● WHAT TO DO
Quote every line as written. Omit pictures.

● GIVEN INFORMATION
* BEGIN *
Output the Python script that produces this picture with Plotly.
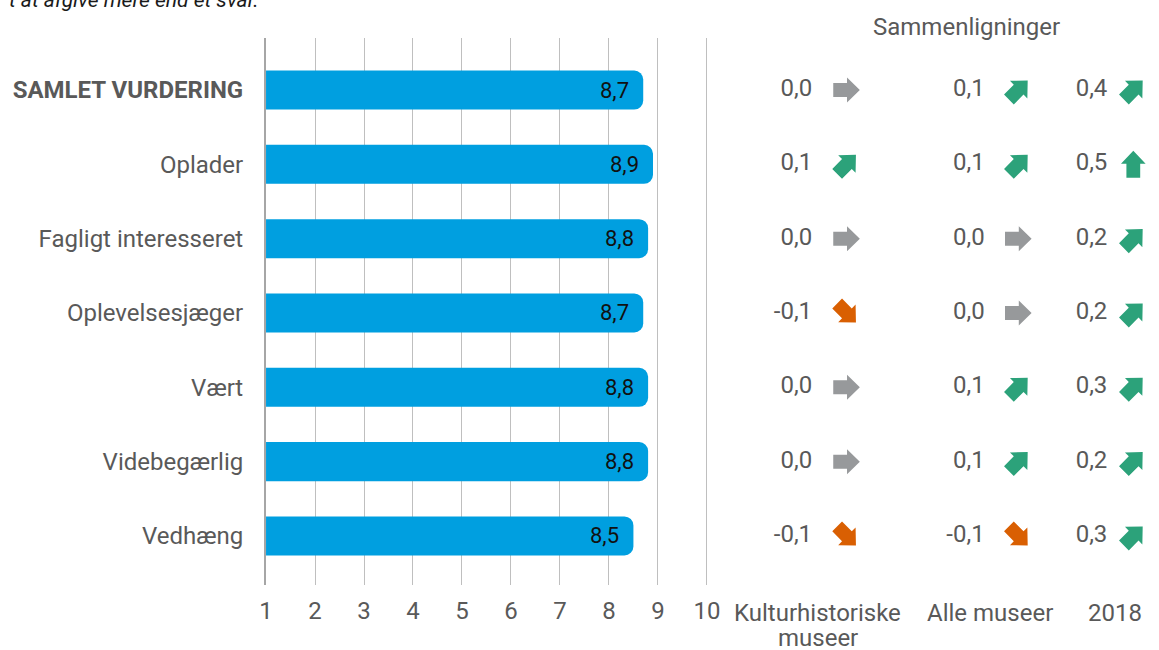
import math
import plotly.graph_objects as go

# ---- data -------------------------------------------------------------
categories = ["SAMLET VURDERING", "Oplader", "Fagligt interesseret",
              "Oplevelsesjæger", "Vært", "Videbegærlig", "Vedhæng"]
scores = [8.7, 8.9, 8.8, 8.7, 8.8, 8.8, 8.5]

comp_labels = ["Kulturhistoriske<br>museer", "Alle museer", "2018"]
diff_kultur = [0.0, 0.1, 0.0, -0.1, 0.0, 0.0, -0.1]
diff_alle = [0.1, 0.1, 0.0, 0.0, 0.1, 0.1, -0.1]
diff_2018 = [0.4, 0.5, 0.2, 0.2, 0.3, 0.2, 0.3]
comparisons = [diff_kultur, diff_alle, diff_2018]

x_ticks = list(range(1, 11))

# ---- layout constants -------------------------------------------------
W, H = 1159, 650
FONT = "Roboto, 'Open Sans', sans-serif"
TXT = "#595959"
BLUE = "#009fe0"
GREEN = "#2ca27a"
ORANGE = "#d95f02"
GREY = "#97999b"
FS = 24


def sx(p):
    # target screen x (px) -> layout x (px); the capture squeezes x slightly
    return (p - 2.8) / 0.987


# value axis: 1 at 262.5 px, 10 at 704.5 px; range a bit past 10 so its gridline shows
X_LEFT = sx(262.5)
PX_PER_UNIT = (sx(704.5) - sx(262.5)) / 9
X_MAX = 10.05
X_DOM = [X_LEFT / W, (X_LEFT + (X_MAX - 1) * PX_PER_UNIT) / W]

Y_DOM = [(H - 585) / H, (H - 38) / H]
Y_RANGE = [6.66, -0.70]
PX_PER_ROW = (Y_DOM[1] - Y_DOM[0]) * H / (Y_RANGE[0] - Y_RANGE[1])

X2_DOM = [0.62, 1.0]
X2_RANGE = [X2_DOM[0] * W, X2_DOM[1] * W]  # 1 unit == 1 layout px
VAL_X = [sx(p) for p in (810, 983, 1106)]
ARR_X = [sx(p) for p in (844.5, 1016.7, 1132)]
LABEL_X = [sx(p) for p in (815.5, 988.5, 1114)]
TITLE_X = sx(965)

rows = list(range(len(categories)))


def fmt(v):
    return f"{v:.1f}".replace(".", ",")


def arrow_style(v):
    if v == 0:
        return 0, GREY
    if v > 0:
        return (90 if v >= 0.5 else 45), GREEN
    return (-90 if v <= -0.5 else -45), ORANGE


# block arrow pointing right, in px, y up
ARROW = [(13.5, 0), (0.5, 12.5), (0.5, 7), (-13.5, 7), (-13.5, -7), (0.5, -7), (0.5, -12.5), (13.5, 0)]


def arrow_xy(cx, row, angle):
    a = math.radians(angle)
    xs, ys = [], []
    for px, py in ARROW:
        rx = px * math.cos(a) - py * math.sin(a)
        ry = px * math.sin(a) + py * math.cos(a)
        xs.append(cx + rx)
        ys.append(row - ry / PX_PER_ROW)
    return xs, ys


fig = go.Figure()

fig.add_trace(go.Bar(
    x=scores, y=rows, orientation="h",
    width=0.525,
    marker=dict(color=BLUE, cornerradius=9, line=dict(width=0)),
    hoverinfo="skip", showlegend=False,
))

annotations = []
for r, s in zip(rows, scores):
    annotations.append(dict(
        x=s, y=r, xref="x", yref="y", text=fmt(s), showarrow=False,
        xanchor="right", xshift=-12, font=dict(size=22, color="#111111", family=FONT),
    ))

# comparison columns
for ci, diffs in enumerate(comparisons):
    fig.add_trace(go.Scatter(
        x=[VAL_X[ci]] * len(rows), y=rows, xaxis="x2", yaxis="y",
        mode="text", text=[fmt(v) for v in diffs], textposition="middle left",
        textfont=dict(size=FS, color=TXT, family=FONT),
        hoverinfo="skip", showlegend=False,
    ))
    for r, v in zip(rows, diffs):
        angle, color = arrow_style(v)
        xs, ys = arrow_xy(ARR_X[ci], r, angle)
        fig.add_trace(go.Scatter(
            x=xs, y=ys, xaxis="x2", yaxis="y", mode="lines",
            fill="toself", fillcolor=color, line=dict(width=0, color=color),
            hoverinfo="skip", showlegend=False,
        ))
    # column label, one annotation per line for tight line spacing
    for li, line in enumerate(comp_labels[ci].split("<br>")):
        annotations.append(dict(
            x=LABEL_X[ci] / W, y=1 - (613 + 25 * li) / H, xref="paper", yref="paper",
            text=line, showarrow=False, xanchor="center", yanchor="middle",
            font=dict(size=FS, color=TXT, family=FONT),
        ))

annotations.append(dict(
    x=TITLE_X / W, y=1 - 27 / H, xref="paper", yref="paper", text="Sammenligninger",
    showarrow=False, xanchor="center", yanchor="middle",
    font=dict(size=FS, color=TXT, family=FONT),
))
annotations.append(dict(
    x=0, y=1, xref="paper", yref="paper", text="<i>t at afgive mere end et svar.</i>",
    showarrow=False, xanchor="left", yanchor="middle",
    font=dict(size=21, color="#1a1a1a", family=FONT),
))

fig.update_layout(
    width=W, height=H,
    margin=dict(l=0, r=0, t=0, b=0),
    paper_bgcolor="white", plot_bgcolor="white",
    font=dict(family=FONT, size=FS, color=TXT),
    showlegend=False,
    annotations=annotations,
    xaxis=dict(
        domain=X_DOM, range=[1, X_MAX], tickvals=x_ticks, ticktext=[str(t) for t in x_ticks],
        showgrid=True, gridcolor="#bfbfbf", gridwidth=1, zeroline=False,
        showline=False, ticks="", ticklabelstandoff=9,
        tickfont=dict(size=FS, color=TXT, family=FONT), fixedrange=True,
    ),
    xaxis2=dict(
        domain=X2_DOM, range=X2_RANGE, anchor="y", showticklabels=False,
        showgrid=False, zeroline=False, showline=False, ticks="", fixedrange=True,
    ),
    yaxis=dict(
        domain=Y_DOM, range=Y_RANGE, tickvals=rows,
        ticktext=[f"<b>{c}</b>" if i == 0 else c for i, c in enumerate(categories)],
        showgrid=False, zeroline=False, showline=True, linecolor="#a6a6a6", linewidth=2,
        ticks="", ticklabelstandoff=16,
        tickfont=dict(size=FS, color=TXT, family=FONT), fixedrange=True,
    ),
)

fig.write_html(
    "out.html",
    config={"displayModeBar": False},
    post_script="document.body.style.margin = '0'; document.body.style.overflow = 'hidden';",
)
* END *
● TASK RESULT
Output the Python script that produces this picture with Plotly.
import math
import plotly.graph_objects as go

# ---- data -------------------------------------------------------------
categories = ["SAMLET VURDERING", "Oplader", "Fagligt interesseret",
              "Oplevelsesjæger", "Vært", "Videbegærlig", "Vedhæng"]
scores = [8.7, 8.9, 8.8, 8.7, 8.8, 8.8, 8.5]

comp_labels = ["Kulturhistoriske<br>museer", "Alle museer", "2018"]
diff_kultur = [0.0, 0.1, 0.0, -0.1, 0.0, 0.0, -0.1]
diff_alle = [0.1, 0.1, 0.0, 0.0, 0.1, 0.1, -0.1]
diff_2018 = [0.4, 0.5, 0.2, 0.2, 0.3, 0.2, 0.3]
comparisons = [diff_kultur, diff_alle, diff_2018]

x_ticks = list(range(1, 11))

# ---- layout constants -------------------------------------------------
W, H = 1159, 650
FONT = "Roboto, 'Open Sans', sans-serif"
TXT = "#595959"
BLUE = "#009fe0"
GREEN = "#2ca27a"
ORANGE = "#d95f02"
GREY = "#97999b"
FS = 24


def sx(p):
    # target screen x (px) -> layout x (px); the capture squeezes x slightly
    return (p - 2.8) / 0.987


# value axis: 1 at 262.5 px, 10 at 704.5 px; range a bit past 10 so its gridline shows
X_LEFT = sx(262.5)
PX_PER_UNIT = (sx(704.5) - sx(262.5)) / 9
X_MAX = 10.05
X_DOM = [X_LEFT / W, (X_LEFT + (X_MAX - 1) * PX_PER_UNIT) / W]

Y_DOM = [(H - 585) / H, (H - 38) / H]
Y_RANGE = [6.66, -0.70]
PX_PER_ROW = (Y_DOM[1] - Y_DOM[0]) * H / (Y_RANGE[0] - Y_RANGE[1])

X2_DOM = [0.62, 1.0]
X2_RANGE = [X2_DOM[0] * W, X2_DOM[1] * W]  # 1 unit == 1 layout px
VAL_X = [sx(p) for p in (810, 983, 1106)]
ARR_X = [sx(p) for p in (844.5, 1016.7, 1132)]
LABEL_X = [sx(p) for p in (815.5, 988.5, 1114)]
TITLE_X = sx(965)

rows = list(range(len(categories)))


def fmt(v):
    return f"{v:.1f}".replace(".", ",")


def arrow_style(v):
    if v == 0:
        return 0, GREY
    if v > 0:
        return (90 if v >= 0.5 else 45), GREEN
    return (-90 if v <= -0.5 else -45), ORANGE


# block arrow pointing right, in px, y up
ARROW = [(13.5, 0), (0.5, 12.5), (0.5, 7), (-13.5, 7), (-13.5, -7), (0.5, -7), (0.5, -12.5), (13.5, 0)]


def arrow_xy(cx, row, angle):
    a = math.radians(angle)
    xs, ys = [], []
    for px, py in ARROW:
        rx = px * math.cos(a) - py * math.sin(a)
        ry = px * math.sin(a) + py * math.cos(a)
        xs.append(cx + rx)
        ys.append(row - ry / PX_PER_ROW)
    return xs, ys


fig = go.Figure()

fig.add_trace(go.Bar(
    x=scores, y=rows, orientation="h",
    width=0.525,
    marker=dict(color=BLUE, cornerradius=9, line=dict(width=0)),
    hoverinfo="skip", showlegend=False,
))

annotations = []
for r, s in zip(rows, scores):
    annotations.append(dict(
        x=s, y=r, xref="x", yref="y", text=fmt(s), showarrow=False,
        xanchor="right", xshift=-12, font=dict(size=22, color="#111111", family=FONT),
    ))

# comparison columns
for ci, diffs in enumerate(comparisons):
    fig.add_trace(go.Scatter(
        x=[VAL_X[ci]] * len(rows), y=rows, xaxis="x2", yaxis="y",
        mode="text", text=[fmt(v) for v in diffs], textposition="middle left",
        textfont=dict(size=FS, color=TXT, family=FONT),
        hoverinfo="skip", showlegend=False,
    ))
    for r, v in zip(rows, diffs):
        angle, color = arrow_style(v)
        xs, ys = arrow_xy(ARR_X[ci], r, angle)
        fig.add_trace(go.Scatter(
            x=xs, y=ys, xaxis="x2", yaxis="y", mode="lines",
            fill="toself", fillcolor=color, line=dict(width=0, color=color),
            hoverinfo="skip", showlegend=False,
        ))
    # column label, one annotation per line for tight line spacing
    for li, line in enumerate(comp_labels[ci].split("<br>")):
        annotations.append(dict(
            x=LABEL_X[ci] / W, y=1 - (613 + 25 * li) / H, xref="paper", yref="paper",
            text=line, showarrow=False, xanchor="center", yanchor="middle",
            font=dict(size=FS, color=TXT, family=FONT),
        ))

annotations.append(dict(
    x=TITLE_X / W, y=1 - 27 / H, xref="paper", yref="paper", text="Sammenligninger",
    showarrow=False, xanchor="center", yanchor="middle",
    font=dict(size=FS, color=TXT, family=FONT),
))
annotations.append(dict(
    x=0, y=1, xref="paper", yref="paper", text="<i>t at afgive mere end et svar.</i>",
    showarrow=False, xanchor="left", yanchor="middle",
    font=dict(size=21, color="#1a1a1a", family=FONT),
))

fig.update_layout(
    width=W, height=H,
    margin=dict(l=0, r=0, t=0, b=0),
    paper_bgcolor="white", plot_bgcolor="white",
    font=dict(family=FONT, size=FS, color=TXT),
    showlegend=False,
    annotations=annotations,
    xaxis=dict(
        domain=X_DOM, range=[1, X_MAX], tickvals=x_ticks, ticktext=[str(t) for t in x_ticks],
        showgrid=True, gridcolor="#bfbfbf", gridwidth=1, zeroline=False,
        showline=False, ticks="", ticklabelstandoff=9,
        tickfont=dict(size=FS, color=TXT, family=FONT), fixedrange=True,
    ),
    xaxis2=dict(
        domain=X2_DOM, range=X2_RANGE, anchor="y", showticklabels=False,
        showgrid=False, zeroline=False, showline=False, ticks="", fixedrange=True,
    ),
    yaxis=dict(
        domain=Y_DOM, range=Y_RANGE, tickvals=rows,
        ticktext=[f"<b>{c}</b>" if i == 0 else c for i, c in enumerate(categories)],
        showgrid=False, zeroline=False, showline=True, linecolor="#a6a6a6", linewidth=2,
        ticks="", ticklabelstandoff=16,
        tickfont=dict(size=FS, color=TXT, family=FONT), fixedrange=True,
    ),
)

fig.write_html(
    "out.html",
    config={"displayModeBar": False},
    post_script="document.body.style.margin = '0'; document.body.style.overflow = 'hidden';",
)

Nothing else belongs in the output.